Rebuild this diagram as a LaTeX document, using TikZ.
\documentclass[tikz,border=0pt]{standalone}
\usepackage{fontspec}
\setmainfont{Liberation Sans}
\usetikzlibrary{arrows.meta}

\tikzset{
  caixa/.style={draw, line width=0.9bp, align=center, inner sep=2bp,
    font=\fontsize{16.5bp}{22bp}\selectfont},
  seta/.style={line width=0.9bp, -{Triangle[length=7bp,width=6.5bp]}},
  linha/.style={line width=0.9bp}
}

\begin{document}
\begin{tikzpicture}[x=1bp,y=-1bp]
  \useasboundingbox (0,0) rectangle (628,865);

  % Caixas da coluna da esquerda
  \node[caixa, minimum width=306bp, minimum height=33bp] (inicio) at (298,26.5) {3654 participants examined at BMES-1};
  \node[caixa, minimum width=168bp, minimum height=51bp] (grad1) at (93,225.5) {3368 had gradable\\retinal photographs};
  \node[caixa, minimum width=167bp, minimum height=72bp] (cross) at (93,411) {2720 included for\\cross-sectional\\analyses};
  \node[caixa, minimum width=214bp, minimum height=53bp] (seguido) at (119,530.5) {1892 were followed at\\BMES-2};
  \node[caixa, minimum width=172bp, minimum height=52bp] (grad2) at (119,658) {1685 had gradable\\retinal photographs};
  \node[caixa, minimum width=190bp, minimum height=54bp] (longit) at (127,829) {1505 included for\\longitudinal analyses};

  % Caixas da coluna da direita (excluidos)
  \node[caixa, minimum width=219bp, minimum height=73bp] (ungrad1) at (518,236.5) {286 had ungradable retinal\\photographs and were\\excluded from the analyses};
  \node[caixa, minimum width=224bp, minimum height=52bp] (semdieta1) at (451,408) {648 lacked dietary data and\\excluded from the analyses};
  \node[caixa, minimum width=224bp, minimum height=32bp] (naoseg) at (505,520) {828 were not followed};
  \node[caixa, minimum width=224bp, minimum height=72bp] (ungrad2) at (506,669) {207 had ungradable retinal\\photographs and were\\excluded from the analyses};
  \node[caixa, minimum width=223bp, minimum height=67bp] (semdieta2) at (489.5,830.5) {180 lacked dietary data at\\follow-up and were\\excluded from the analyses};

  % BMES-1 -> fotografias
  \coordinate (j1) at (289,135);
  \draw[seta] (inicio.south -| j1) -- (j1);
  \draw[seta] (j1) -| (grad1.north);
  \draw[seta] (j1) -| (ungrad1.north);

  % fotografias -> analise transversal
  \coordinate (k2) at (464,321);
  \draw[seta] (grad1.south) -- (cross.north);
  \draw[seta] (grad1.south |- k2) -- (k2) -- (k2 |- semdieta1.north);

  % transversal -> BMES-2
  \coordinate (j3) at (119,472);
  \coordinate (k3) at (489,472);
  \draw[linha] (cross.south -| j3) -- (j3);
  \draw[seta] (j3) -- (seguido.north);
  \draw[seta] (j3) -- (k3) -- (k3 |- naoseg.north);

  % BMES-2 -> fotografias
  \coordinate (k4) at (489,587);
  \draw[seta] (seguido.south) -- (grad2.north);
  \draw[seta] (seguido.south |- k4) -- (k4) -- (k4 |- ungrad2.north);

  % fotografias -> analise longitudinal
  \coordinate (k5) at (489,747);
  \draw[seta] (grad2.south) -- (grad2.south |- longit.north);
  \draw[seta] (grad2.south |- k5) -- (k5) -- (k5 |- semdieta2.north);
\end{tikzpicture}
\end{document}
* * *
## WHAT NEEDS TO BE DONE:
Quote the listing above from its first line to the line with "(0,0) rectangle (628,865);", inclusive, and add nothing.

## RESPONSE TO THIS TASK:
Rebuild this diagram as a LaTeX document, using TikZ.
\documentclass[tikz,border=0pt]{standalone}
\usepackage{fontspec}
\setmainfont{Liberation Sans}
\usetikzlibrary{arrows.meta}

\tikzset{
  caixa/.style={draw, line width=0.9bp, align=center, inner sep=2bp,
    font=\fontsize{16.5bp}{22bp}\selectfont},
  seta/.style={line width=0.9bp, -{Triangle[length=7bp,width=6.5bp]}},
  linha/.style={line width=0.9bp}
}

\begin{document}
\begin{tikzpicture}[x=1bp,y=-1bp]
  \useasboundingbox (0,0) rectangle (628,865);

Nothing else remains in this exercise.